Unfortunately, computing is bound by the rules of math and general vibes or vague and obscure ideas won’t cut it. Just like two plus two doesn’t equal “I don’t know, I wanna say maybe like something between negative six and 887,” a function call or a statistical analysis has to do something concrete, or it can’t exist at all.
Without that concrete definition, computer scientists are looking at a scenario out of Slavic folk tales in which a villain tells a protagonist to “go somewhere, I don’t know where, and fetch me something, I don’t know what” so the protagonists get lost and hopefully die on an impossible quest with no defined goal.
Increasingly, even to the most devout adherents of the AGI mythos tasked with trying to make it happen, the whole idea seems doomed and they’re not sure exactly how to break this realization to their bosses who bet a not insignificant part of the economy on this highly anticipated leap.
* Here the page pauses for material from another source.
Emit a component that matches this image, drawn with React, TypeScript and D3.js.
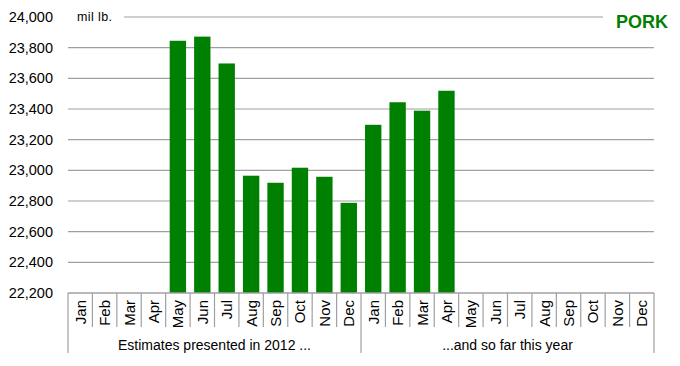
import React from "react";
import * as d3 from "d3";

// --- Data ---
const months = ["Jan", "Feb", "Mar", "Apr", "May", "Jun", "Jul", "Aug", "Sep", "Oct", "Nov", "Dec"];
const groups = ["Estimates presented in 2012 ...", "...and so far this year"];
// value per slot, 2012 first then this year; null = no estimate
const estimates2012: (number | null)[] = [null, null, null, null, 23845, 23872, 23697, 22965, 22919, 23017, 22958, 22788];
const estimatesThisYear: (number | null)[] = [23297, 23444, 23389, 23519, null, null, null, null, null, null, null, null];
const yTicks = [22200, 22400, 22600, 22800, 23000, 23200, 23400, 23600, 23800, 24000];

const W = 680;
const H = 366;
const margin = { top: 17, right: 26, bottom: 73, left: 68 };
const grey = "#a0a0a0";
const green = "#008000";
const font = "'Liberation Sans', Arial, sans-serif";

const App: React.FC = () => {
  const slots = groups.flatMap((g, gi) => months.map((m) => ({ key: `${gi}-${m}`, month: m, group: gi })));
  const values = [...estimates2012, ...estimatesThisYear];

  const x = d3
    .scaleBand()
    .domain(slots.map((s) => s.key))
    .range([margin.left, W - margin.right])
    .paddingInner(0.33)
    .paddingOuter(0.165);
  const step = x.step();
  const left = margin.left;

  const y = d3.scaleLinear().domain([22200, 24000]).range([H - margin.bottom, margin.top]);
  const y0 = y(22200);
  const fmt = d3.format(",");

  return (
    <svg width={W} height={H} style={{ position: "absolute", left: 0, top: 0, background: "#fff" }}>
      {/* gridlines */}
      {yTicks.slice(1).map((t) => (
        <line
          key={t}
          x1={t === 24000 ? 124 : left}
          x2={t === 24000 ? 603 : W - margin.right}
          y1={y(t)}
          y2={y(t)}
          stroke={grey}
          strokeWidth={1.2}
        />
      ))}
      {/* y labels */}
      {yTicks.map((t) => (
        <text key={t} x={53} y={y(t) + 5} textAnchor="end" fontFamily={font} fontSize={14.5} fill="#000">
          {fmt(t)}
        </text>
      ))}
      <text x={77} y={21} fontFamily={font} fontSize={12.5} letterSpacing={0.4} fill="#000">
        mil lb.
      </text>
      <text x={668} y={28} textAnchor="end" fontFamily={font} fontSize={18} fontWeight="bold" fill={green}>
        PORK
      </text>

      {/* bars */}
      {slots.map((s, i) =>
        values[i] == null ? null : (
          <rect
            key={s.key}
            x={x(s.key)!}
            y={y(values[i] as number)}
            width={x.bandwidth()}
            height={y0 - y(values[i] as number)}
            fill={green}
          />
        )
      )}

      {/* x axis */}
      <line x1={left} x2={W - margin.right} y1={y0} y2={y0} stroke={grey} strokeWidth={1.5} />
      {d3.range(slots.length + 1).map((i) => {
        const isGroup = i % 12 === 0;
        return (
          <line
            key={i}
            x1={left + i * step}
            x2={left + i * step}
            y1={y0}
            y2={isGroup ? 353 : 327}
            stroke={grey}
            strokeWidth={1.2}
          />
        );
      })}
      {slots.map((s, i) => {
        const cx = left + (i + 0.5) * step + 5.5;
        return (
          <text
            key={s.key}
            transform={`translate(${cx},${y0 + 7}) rotate(-90)`}
            textAnchor="end"
            fontFamily={font}
            fontSize={15}
            fill="#000"
          >
            {s.month}
          </text>
        );
      })}
      {groups.map((g, gi) => (
        <text
          key={g}
          x={left + (gi * 12 + 6) * step}
          y={350}
          textAnchor="middle"
          fontFamily={font}
          fontSize={14}
          fill="#000"
        >
          {g}
        </text>
      ))}
    </svg>
  );
};

export default App;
There are very real worries that admitting that AGI is a fool’s errand, at least developing AGI the way they picture it and with timelines already promised to investors, could cause a significant economic correction, if not worse.
Just imagine losing your job because a philosopher in the late 1990s decided that he suddenly figured out how to make computers smarter than humans, a small group of tech billionaires on a cyberpunk sci-fi kick believed him, and plowed a few trillion into trying to make it all happen. Sounds absurd, but sadly, this is very much a reality if the current AI bubble pops, as seems more and more likely with every month.